Case Name: SLOSBERG v. MANSFIELD. In re TRIMOUNT DREDGING CORPORATION
Court: United States Court of Appeals for the First Circuit
Jurisdiction: United States
Decision Date: 1942-12-03
Citations: 132 F.2d 55
Docket Number: No. 3793
Parties: SLOSBERG v. MANSFIELD. In re TRIMOUNT DREDGING CORPORATION.
Judges: Before MAGRUDER, MAHONEY, and WOODBURY, Circuit Judges.
Reporter: Federal Reporter 2d Series
Volume: 132
Pages: 55–55

Head Matter:
SLOSBERG v. MANSFIELD. In re TRIMOUNT DREDGING CORPORATION.
No. 3793.
Circuit Court of Appeals, First Circuit.
Dec. 3, 1942.
Harry Bergson, of Boston, Mass., and Josiah Greenstein, of Norwich, Conn., for appellant.
Thomas H. Walsh, of Boston, Mass., for appellee.

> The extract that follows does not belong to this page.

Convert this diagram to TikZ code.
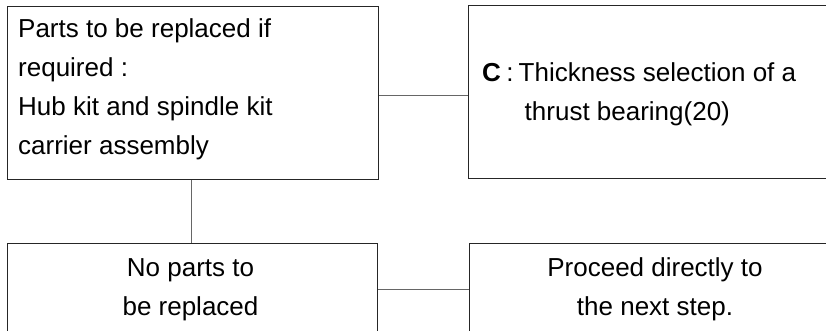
\documentclass[tikz,border=0pt]{standalone}
\usepackage{fontspec}
\setmainfont{Liberation Sans}
\begin{document}
\begin{tikzpicture}[x=1pt,y=-1pt,
  box/.style={draw=black!85,line width=1pt,rectangle,anchor=north west,inner sep=0pt},
  conn/.style={draw=black!60,line width=1pt},
  txt/.style={inner sep=0pt,font=\fontsize{26}{39}\selectfont}]
\useasboundingbox (0,0) rectangle (826,331);
\clip (0,0) rectangle (826,331);
\node[box,minimum width=371pt,minimum height=173pt] (tl) at (7,6) {};
\node[box,minimum width=380pt,minimum height=173pt] (tr) at (468,5) {};
\node[box,minimum width=370pt,minimum height=110pt] (bl) at (7,243) {};
\node[box,minimum width=370pt,minimum height=110pt] (br) at (469,243) {};
% texts
\node[txt,anchor=base west] (t1) at (18,38) {Parts to be replaced if};
\node[txt,anchor=base west] (t2) at (18,77) {required :};
\node[txt,anchor=base west] (t3) at (18,116) {Hub kit and spindle kit};
\node[txt,anchor=base west] (t4) at (18,155) {carrier assembly};
\node[txt,anchor=base west] (t5) at (482,82) {\textbf{C}\hspace{5.5pt}:\hspace{5pt}Thickness selection of a};
\node[txt,anchor=base west] (t6) at (524.5,121) {thrust bearing(20)};
\node[txt,anchor=base] (t7) at (190.5,276) {No parts to};
\node[txt,anchor=base] (t8) at (190.5,315) {be replaced};
\node[txt,anchor=base] (t9) at (655,276) {Proceed directly to};
\node[txt,anchor=base] (t10) at (655,315) {the next step.};
% connectors
\coordinate (hy1) at (0,95.5);
\coordinate (hy2) at (0,289);
\coordinate (vx) at (191,0);
\draw[conn] (tl.east |- hy1) -- (tr.west |- hy1);
\draw[conn] (tl.south -| vx) -- (bl.north -| vx);
\draw[conn] (bl.east |- hy2) -- (br.west |- hy2);
\end{tikzpicture}
\end{document}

Before MAGRUDER, MAHONEY, and WOODBURY, Circuit Judges.

Opinion:
PER CURIAM.
This is an appeal from a decree of the District Court denying the appellant's petition for leave to foreclose a mortgage which he holds on a parcel of real property owned by the Trimount Dredging Corporation of which the appellee is a trustee in proceedings for reorganization of the corporation.
It is set out in the verified petition, and .apparently not challenged by appellee at the hearing below, that the mortgage is in default, that taxes on the mortgaged property are in arrears, and that an impartial appraisal of the property by competent persons discloses that it is worth only slightly more than the present aggregate amount of the liens upon it. From this it is argued that the denial of the petition was arbitrary and unreasonable, and an abuse of discretion. If appellant wished to contend that upon the entire record of the reorganization proceedings pending before the District Court the decree in question was an abuse of discretion, appellant should have brought such record before us. All that the present record contains relative to the proceedings below are the petition and the decree thereon. We cannot say as a matter of law that regardless of what the other facts might be, the District Court committed an abuse of discretion in not permitting the mortgagee to foreclose.
The decree of the District Court is affirmed, with costs to the appellee.